A DISCARDED cigarette is believed to have caused a house fire in which a mother-of-two died, an inquest has heard.

Wendy Diane Tranter, 54, was found dead at her smoke-filled home on Llys Derwen, Mold, on the afternoon of November 18 last year.

The inquest yesterday was told a neighbour heard a bleeping coming from Ms Tranter’s home the night before she was found, but she wrongly believed it was the sound of an electricity meter having run out rather than the smoke alarm.

Giving evidence, son Mark recalled arriving at the house he shared with Ms Tranter and finding the family dog had been sick, which was unusual.
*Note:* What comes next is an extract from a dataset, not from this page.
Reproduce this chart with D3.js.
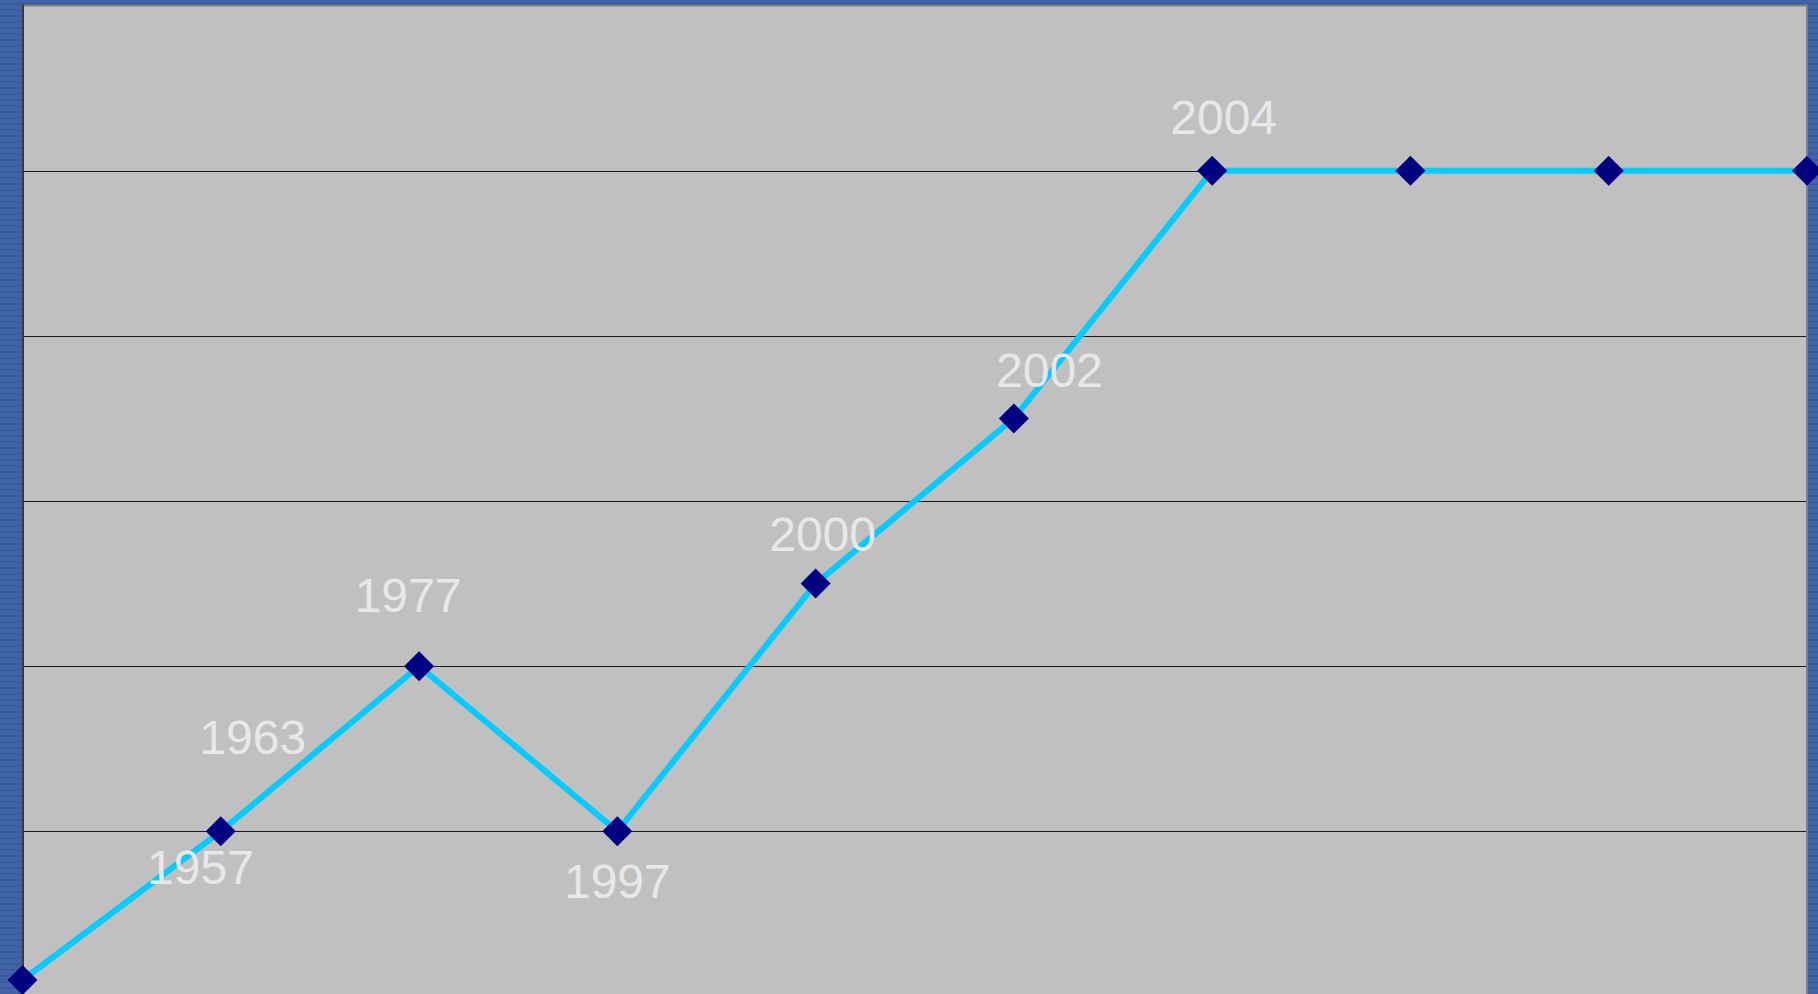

“I ran towards upstairs,” he said. “The walls seemed black.

“As you got halfway up you could not see anything.

“It was all smoke.”

After being unable to find his mother, Mr Tranter ran outside and dialled 999 and ignored advice not to go back in as he searched desperately for her.

He said he had gone to check in her bedroom, but could not see anything as the smoke was too thick.

Emergency services rushed to the scene and found Ms Tranter’s body lying at the top of the stairs.

Mr Tranter told the inquest the amount his mother drank was an issue, but there could also be spells when she would abstain.

He said there had been a previous occasion when he had returned home to find smoke filling the building and his mother drinking alcohol inside.

Medical records showed Ms Tranter had a history of binge drinking which she had attempted to receive help for.

Written evidence from neighbour Lynne Hughes was read, recalling how she heard a constant bleeping noise the night before Ms Tranter was found.

Mrs Hughes said she believed the sound was that of the electricity meter expiring and thought the Tranters were out and would return home to find they had run out of electricity.

Bob Mason, a fire officer with North Wales Fire and Rescue Service, said the origin of the fire appeared to be between the bed and bedside cabinet in Ms Tranter’s room.

He said: “I would conclude the fire was started by a carelessly discarded cigarette or a cigarette dropped due to the smoker’s incapacity.”

Post-mortem results found Ms Tranter to be significantly above the legal driving limit for alcohol, while her blood was heavily saturated with carbon monoxide.

Assistant deputy North East Wales coroner Kirit Champaneria recorded a verdict of accidental death caused by carbon monoxide poisoning following a fire.

Mr Champaneria stressed that no one should be blamed for Ms Tranter’s death.